WHITESBORO, N.Y. (WUTR) — Construction will soon start on a $3.9 million dollar flood mitigation project in the Mohawk Valley. Officials gathered at the Whitestown Community Center earlier this month to announce what they hope will help protect businesses and residents from future floods.
“We still have a lot of work to do, but the start of every project is one step closer to doing everything we can to become more resilient to severe weather events, reduce flooding, and minimize future loss,” said Whitestown Supervisor Shaun Kaleta.
New York State and Whitestown will build new floodplain benches and culverts to reduce flood water elevations and increase water flow from the Sauquoit Creek to the Mohawk River. “This project shows that when we all work together and take a comprehensive approach to problem solving, even challenges as daunting as climate change and extreme weather can be addressed,” said Marie Therese Dominguez, State Department of Transportation Commissioner.
This area of Oneida County experienced five severe and recurring floods in recent years. The Halloween Flood of 2019 was among the most devastating floods ever to hit Central New York. Emergency services conducted multiple rescues, residents were displaced, nearly 200 properties were damaged, and residents are still suffering years later.
Back in September, former congressman Anthony Brindisi announced that up to $20 million in Department of Agriculture Funding for Whitestown could be used to help homeowners with buyouts. Now, that funding is up to $28 million.
The National Resources Conservation Service (NRCS) is a part of the Department of Agriculture. The program is in the process of helping residents by allowing eligible, approved property owners within a specific Whitesboro floodplain to receive a buyout and relocate somewhere that’s not flood prone.
“The town is the project’s sponsor here. We’re the liaison between the NRCS and the applicants. This is a NRCS program. It is their criteria. It is their rules. We are working as quickly as possible but unfortunately and undertaking massive as this one is going to take time,” Kaleta said.
About 200 applicants have applied for the program. The goal is to provide offers to applicants by the end of the year.
“The town and NRCS are just waiting to execute a cooperative agreement which is scheduled to take place at some point this summer,” Kaleta said. “Once the agreement is executed, NRCS will be able to provide the town with funding to start the appraisal process. The appraisals are needed to develop offers to provide to applicants.”
Although it is a voluntary program, Kaleta says he is strongly encouraging residents to accept the offers, “It is premature to say how this is all going to work because NRCS needs to see how many folks are going to accept their offers.

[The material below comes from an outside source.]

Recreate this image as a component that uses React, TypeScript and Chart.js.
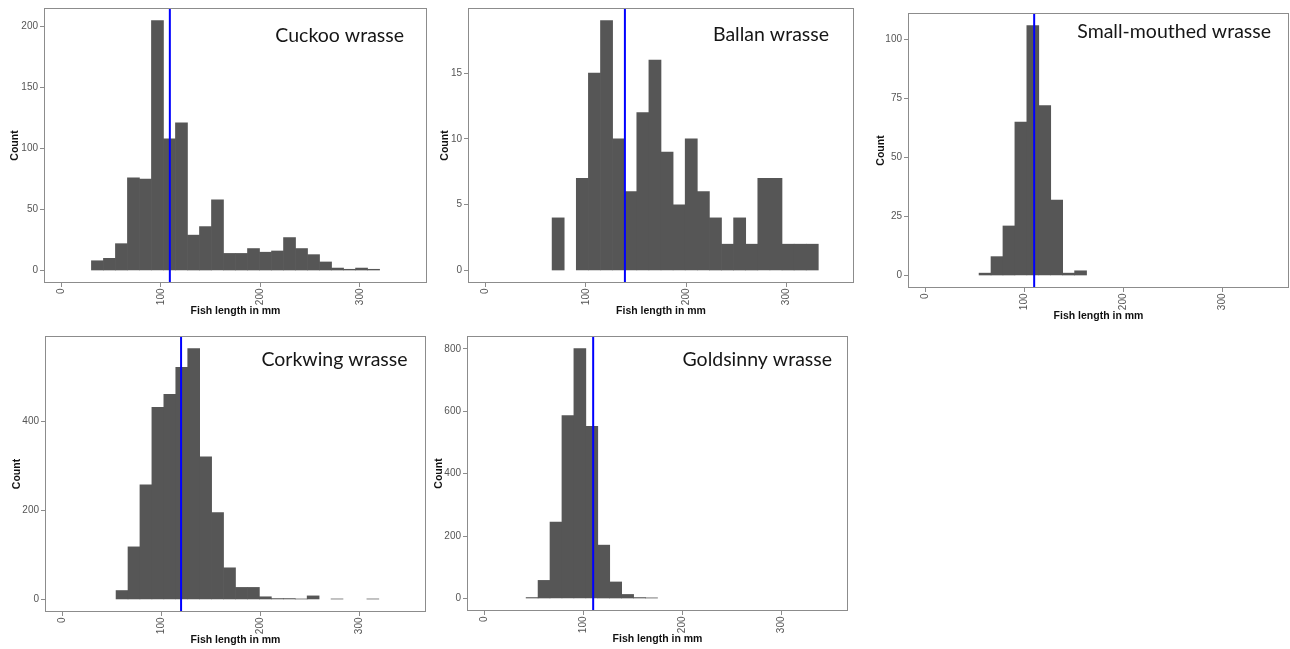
import React, { useEffect, useRef } from "react";
import { Chart, registerables } from "chart.js";

Chart.register(...registerables);

// ---- data ----
const BIN_WIDTH = 350 / 29;
const X_MIN = -17.5;
const X_MAX = 367.5;
const xTickValues = [0, 100, 200, 300];

const speciesNames = [
  "Cuckoo wrasse",
  "Ballan wrasse",
  "Small-mouthed wrasse",
  "Corkwing wrasse",
  "Goldsinny wrasse",
];

// index of the first bin (bin k is centred on k * BIN_WIDTH mm)
const firstBin = [3, 6, 5, 5, 4];

const cuckooCounts = [8, 10, 22, 76, 75, 205, 108, 121, 29, 36, 58, 14, 14, 18, 15, 16, 27, 18, 13, 7, 2, 1, 2, 1];
const ballanCounts = [4, 0, 7, 15, 19, 10, 6, 12, 16, 9, 5, 10, 6, 4, 2, 4, 2, 7, 7, 2, 2, 2];
const smallMouthedCounts = [1, 8, 21, 65, 106, 72, 32, 1, 2];
const corkwingCounts = [20, 118, 257, 431, 460, 521, 563, 320, 195, 71, 27, 27, 6, 2, 2, 1, 8, 0, 1, 0, 0, 1];
const goldsinnyCounts = [3, 58, 245, 586, 801, 552, 171, 53, 13, 3, 2];

const allCounts = [cuckooCounts, ballanCounts, smallMouthedCounts, corkwingCounts, goldsinnyCounts];

const meanLengths = [109, 139, 110, 120, 110];

const yTickValues = [
  [0, 50, 100, 150, 200],
  [0, 5, 10, 15],
  [0, 25, 50, 75, 100],
  [0, 200, 400],
  [0, 200, 400, 600, 800],
];

// ---- layout (styles / positions) ----
const layouts = [
  { frameL: 44, frameR: 427, frameT: 8, frameB: 283, titleRight: 404, titleBase: 41.5, yTitleOff: 29 },
  { frameL: 468, frameR: 854, frameT: 8, frameB: 283, titleRight: 829, titleBase: 41, yTitleOff: 22.5 },
  { frameL: 908, frameR: 1289, frameT: 13, frameB: 288, titleRight: 1271, titleBase: 38, yTitleOff: 27 },
  { frameL: 45, frameR: 426, frameT: 336, frameB: 612, titleRight: 407.5, titleBase: 366, yTitleOff: 28.3 },
  { frameL: 467, frameR: 848, frameT: 336, frameB: 611, titleRight: 832, titleBase: 365.5, yTitleOff: 28 },
];

const Y_AXIS_W = 40;
const X_AXIS_H = 40;
const PAD_T = 8;
const PAD_R = 4;
const BAR_COLOR = "#565656";
const FRAME_COLOR = "#8c8c8c";
const TICK_COLOR = "#555555";
const MEAN_COLOR = "#0000ff";
const BASE_FONT = '"Liberation Sans", Arial, sans-serif';

function Panel({ idx }: { idx: number }) {
  const ref = useRef<HTMLCanvasElement | null>(null);
  const L = layouts[idx];
  const x0 = L.frameL - Y_AXIS_W;
  const y0 = L.frameT - PAD_T;
  const w = L.frameR - x0 + PAD_R;
  const h = L.frameB - y0 + X_AXIS_H;

  useEffect(() => {
    if (!ref.current) return;
    const counts = allCounts[idx];
    const data = counts
      .map((c, i) => ({ x: (firstBin[idx] + i) * BIN_WIDTH, y: c }))
      .filter((p) => p.y > 0);
    const maxCount = Math.max(...counts);
    const mean = meanLengths[idx];
    const name = speciesNames[idx];

    const overlay = {
      id: "overlay" + idx,
      afterDatasetsDraw(chart: any) {
        const { ctx, chartArea } = chart;
        const { left, right, top, bottom } = chartArea;
        ctx.save();
        // mean line
        const mx = chart.scales.x.getPixelForValue(mean);
        ctx.strokeStyle = MEAN_COLOR;
        ctx.lineWidth = 2;
        ctx.beginPath();
        ctx.moveTo(mx, top);
        ctx.lineTo(mx, bottom);
        ctx.stroke();
        // frame
        ctx.strokeStyle = FRAME_COLOR;
        ctx.lineWidth = 1;
        ctx.strokeRect(left + 0.5, top + 0.5, right - left - 1, bottom - top - 1);
        // species title
        ctx.fillStyle = "#161616";
        ctx.font = '19.5px Lato, "Open Sans", sans-serif';
        ctx.textAlign = "right";
        ctx.textBaseline = "alphabetic";
        ctx.fillText(name, L.titleRight - x0, L.titleBase - y0);
        ctx.restore();
      },
    };

    const chart = new Chart(ref.current, {
      type: "bar",
      data: {
        datasets: [
          {
            data,
            backgroundColor: BAR_COLOR,
            borderWidth: 0,
            categoryPercentage: 1,
            barPercentage: 1,
          } as any,
        ],
      },
      options: {
        animation: false,
        responsive: false,
        devicePixelRatio: 1,
        layout: { padding: { left: 0, top: PAD_T, right: PAD_R, bottom: 0 } },
        plugins: { legend: { display: false }, tooltip: { enabled: false } },
        scales: {
          x: {
            type: "linear",
            min: X_MIN,
            max: X_MAX,
            offset: false,
            afterBuildTicks: (s: any) => {
              s.ticks = xTickValues.map((v) => ({ value: v }));
            },
            afterFit: (s: any) => {
              s.height = X_AXIS_H;
            },
            ticks: {
              autoSkip: false,
              minRotation: 90,
              maxRotation: 90,
              padding: 1.5,
              color: TICK_COLOR,
              font: { family: BASE_FONT, size: 10 },
              callback: (v: any) => String(v),
            },
            grid: { drawOnChartArea: false, drawTicks: true, tickLength: 4, color: FRAME_COLOR, offset: false },
            border: { display: false },
            title: {
              display: true,
              text: "Fish length in mm",
              color: "#111111",
              font: { family: BASE_FONT, size: 10.5, weight: "bold" },
              padding: { top: 0, bottom: 5.2 },
            },
          },
          y: {
            type: "linear",
            min: -0.05 * maxCount,
            max: 1.05 * maxCount,
            afterBuildTicks: (s: any) => {
              s.ticks = yTickValues[idx].map((v) => ({ value: v }));
            },
            afterFit: (s: any) => {
              s.width = Y_AXIS_W;
            },
            ticks: {
              autoSkip: false,
              padding: 2,
              color: TICK_COLOR,
              font: { family: BASE_FONT, size: 10 },
              callback: (v: any) => String(v),
            },
            grid: { drawOnChartArea: false, drawTicks: true, tickLength: 4, color: FRAME_COLOR },
            border: { display: false },
            title: {
              display: true,
              text: "Count",
              color: "#111111",
              font: { family: BASE_FONT, size: 10.5, weight: "bold" },
              padding: { top: Y_AXIS_W - L.yTitleOff - 6.3, bottom: 0 },
            },
          },
        },
      } as any,
      plugins: [overlay],
    });
    return () => chart.destroy();
  }, [idx]);

  return (
    <canvas
      ref={ref}
      width={w}
      height={h}
      style={{ position: "absolute", left: x0, top: y0, width: w, height: h }}
    />
  );
}

export default function App() {
  return (
    <div
      style={{
        position: "absolute",
        left: 0,
        top: 0,
        width: 1290,
        height: 649,
        overflow: "hidden",
        background: "#ffffff",
      }}
    >
      {speciesNames.map((_, i) => (
        <Panel key={i} idx={i} />
      ))}
    </div>
  );
}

When somebody accepts their offer, they are going to literally plot that on a map and they are going to plot all the acceptance offers on a map and they are going to see how it works out.”
Kaleta also says he understands residents who are anxious or afraid of the unknowns. “I do know and acknowledge that it is a sellers market but what I can say is that full market values of homes in the project area are higher than what they have been selling for.”